▶ [What this task involves] Please take the entries below from the first line through the line containing "plt.rcParams['mathtext.fontset'] = 'stix'" and repeat them exactly, leaving out everything after.

▶ [Plotting code records]

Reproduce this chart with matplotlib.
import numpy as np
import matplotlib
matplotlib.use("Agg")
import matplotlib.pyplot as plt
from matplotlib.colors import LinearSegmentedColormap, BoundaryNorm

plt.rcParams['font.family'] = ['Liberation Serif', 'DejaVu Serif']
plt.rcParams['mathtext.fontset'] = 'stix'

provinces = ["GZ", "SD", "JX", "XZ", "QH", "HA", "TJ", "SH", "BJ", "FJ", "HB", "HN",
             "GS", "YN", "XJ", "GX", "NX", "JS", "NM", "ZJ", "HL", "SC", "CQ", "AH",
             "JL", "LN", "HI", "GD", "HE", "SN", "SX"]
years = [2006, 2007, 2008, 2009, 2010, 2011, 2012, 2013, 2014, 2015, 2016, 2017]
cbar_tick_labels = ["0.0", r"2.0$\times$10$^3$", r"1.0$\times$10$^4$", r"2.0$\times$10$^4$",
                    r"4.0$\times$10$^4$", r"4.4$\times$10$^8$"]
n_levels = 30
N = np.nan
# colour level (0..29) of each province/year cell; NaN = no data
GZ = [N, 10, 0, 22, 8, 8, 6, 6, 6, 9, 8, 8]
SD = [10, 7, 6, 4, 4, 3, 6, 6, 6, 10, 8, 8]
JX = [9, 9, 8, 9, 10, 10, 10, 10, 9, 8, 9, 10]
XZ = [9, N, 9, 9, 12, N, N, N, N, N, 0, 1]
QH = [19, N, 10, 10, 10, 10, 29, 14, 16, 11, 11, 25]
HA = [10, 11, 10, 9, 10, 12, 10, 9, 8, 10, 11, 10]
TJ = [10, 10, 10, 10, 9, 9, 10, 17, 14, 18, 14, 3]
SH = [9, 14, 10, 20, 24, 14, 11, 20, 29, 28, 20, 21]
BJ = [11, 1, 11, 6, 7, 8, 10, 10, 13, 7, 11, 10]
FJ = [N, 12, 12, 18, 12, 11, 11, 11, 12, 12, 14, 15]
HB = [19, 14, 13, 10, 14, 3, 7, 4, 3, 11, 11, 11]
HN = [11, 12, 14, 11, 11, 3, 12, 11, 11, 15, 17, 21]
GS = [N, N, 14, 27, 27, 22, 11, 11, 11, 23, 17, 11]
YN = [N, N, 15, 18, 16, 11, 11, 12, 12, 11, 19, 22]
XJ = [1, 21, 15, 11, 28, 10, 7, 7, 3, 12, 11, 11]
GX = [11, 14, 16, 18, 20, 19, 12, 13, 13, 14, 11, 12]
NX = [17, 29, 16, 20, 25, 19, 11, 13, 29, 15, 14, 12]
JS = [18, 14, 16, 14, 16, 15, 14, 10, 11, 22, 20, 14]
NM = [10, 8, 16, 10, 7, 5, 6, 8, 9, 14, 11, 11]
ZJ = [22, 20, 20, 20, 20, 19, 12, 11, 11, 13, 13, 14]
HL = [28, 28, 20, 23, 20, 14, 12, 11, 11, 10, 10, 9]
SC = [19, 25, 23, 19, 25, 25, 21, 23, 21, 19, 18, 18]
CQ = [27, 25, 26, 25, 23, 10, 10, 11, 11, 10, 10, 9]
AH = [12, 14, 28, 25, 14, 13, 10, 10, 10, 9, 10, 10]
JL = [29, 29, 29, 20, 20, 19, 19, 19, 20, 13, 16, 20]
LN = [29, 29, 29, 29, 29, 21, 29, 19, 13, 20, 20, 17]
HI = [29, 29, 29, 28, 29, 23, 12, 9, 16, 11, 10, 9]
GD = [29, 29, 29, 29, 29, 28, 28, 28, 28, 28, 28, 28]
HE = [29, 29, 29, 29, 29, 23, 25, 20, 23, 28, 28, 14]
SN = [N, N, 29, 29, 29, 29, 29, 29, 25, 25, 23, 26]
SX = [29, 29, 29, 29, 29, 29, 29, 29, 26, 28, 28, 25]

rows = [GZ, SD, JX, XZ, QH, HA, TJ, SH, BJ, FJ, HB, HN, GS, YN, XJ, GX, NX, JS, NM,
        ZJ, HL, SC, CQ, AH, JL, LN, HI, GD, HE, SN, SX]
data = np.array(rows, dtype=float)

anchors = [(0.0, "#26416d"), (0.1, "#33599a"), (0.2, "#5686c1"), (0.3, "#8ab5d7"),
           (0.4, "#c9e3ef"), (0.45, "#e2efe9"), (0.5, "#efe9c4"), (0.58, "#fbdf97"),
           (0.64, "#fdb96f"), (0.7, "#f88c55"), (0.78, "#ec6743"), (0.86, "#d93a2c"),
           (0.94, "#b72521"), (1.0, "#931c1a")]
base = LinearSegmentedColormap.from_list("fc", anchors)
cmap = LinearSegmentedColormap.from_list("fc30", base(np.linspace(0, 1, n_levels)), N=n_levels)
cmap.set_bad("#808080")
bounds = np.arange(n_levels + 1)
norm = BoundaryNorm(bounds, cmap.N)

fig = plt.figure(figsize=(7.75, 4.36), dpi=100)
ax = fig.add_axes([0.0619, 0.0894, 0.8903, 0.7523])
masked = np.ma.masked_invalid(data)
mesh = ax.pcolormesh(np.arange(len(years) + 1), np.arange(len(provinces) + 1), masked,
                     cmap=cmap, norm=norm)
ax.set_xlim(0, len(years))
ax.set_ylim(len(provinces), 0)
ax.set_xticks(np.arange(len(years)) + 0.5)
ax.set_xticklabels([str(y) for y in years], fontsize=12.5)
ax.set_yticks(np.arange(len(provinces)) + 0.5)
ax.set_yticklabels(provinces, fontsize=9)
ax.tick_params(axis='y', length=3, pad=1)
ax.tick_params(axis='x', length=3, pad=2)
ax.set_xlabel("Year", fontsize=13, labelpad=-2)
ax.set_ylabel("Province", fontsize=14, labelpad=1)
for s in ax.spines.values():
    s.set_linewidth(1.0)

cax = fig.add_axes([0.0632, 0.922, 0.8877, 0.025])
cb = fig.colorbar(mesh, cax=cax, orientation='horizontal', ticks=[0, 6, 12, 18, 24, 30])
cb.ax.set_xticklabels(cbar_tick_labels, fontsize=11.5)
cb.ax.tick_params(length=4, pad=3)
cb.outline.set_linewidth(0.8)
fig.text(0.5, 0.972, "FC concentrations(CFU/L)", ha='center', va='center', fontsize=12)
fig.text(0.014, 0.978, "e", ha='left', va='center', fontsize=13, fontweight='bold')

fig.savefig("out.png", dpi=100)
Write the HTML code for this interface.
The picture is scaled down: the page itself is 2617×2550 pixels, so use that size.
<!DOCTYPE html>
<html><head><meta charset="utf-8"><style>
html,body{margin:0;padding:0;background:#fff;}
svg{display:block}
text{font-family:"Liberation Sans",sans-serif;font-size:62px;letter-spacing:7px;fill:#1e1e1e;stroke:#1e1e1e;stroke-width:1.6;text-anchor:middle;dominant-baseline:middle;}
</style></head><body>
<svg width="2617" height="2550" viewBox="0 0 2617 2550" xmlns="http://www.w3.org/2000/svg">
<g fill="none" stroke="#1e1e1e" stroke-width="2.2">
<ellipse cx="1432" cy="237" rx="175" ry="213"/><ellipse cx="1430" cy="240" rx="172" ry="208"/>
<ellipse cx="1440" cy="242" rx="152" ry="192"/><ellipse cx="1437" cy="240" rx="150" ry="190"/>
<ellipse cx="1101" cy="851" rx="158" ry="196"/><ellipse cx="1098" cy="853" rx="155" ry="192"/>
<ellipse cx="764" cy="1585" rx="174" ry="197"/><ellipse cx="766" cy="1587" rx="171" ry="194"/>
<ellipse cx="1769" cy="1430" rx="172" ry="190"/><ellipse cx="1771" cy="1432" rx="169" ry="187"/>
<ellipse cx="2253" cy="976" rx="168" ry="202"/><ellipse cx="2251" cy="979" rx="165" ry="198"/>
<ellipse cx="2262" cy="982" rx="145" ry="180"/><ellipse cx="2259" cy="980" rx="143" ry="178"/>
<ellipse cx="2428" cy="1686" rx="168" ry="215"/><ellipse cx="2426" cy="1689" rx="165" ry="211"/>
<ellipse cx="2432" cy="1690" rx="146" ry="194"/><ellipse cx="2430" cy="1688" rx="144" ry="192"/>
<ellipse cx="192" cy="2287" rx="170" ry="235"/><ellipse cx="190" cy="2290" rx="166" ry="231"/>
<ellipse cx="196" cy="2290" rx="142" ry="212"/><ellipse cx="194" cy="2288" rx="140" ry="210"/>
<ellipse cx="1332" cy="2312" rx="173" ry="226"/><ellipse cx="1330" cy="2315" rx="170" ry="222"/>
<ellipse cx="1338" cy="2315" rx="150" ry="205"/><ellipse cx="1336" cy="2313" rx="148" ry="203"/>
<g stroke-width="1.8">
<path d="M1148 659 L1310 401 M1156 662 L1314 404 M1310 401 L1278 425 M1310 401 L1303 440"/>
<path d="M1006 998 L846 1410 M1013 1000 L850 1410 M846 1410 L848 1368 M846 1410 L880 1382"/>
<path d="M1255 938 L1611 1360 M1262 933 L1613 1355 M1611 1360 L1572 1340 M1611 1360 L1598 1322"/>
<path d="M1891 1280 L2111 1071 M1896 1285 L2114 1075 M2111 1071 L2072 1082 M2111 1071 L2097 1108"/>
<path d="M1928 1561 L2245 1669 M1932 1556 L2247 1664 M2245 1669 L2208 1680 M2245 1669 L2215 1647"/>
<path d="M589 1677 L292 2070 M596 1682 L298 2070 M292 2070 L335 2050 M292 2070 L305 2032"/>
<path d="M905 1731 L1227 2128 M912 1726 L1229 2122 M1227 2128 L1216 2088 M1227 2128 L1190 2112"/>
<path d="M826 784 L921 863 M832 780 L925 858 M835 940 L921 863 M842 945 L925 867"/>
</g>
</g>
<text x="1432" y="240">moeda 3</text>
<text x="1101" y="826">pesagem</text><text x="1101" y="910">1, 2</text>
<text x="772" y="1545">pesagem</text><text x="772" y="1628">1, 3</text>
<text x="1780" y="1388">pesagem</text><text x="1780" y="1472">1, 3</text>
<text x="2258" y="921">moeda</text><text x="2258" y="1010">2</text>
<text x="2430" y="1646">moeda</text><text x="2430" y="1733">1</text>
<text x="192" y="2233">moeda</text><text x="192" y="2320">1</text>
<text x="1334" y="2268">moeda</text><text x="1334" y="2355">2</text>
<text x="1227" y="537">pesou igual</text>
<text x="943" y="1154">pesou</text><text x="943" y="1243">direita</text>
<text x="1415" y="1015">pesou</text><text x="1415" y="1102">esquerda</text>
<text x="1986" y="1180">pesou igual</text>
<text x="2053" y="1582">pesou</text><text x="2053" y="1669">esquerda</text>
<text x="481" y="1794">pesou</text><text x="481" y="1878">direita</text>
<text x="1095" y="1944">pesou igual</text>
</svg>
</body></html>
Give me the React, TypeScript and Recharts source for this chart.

▶ [Result below]
Reproduce this chart with matplotlib.
import numpy as np
import matplotlib
matplotlib.use("Agg")
import matplotlib.pyplot as plt
from matplotlib.colors import LinearSegmentedColormap, BoundaryNorm

plt.rcParams['font.family'] = ['Liberation Serif', 'DejaVu Serif']
plt.rcParams['mathtext.fontset'] = 'stix'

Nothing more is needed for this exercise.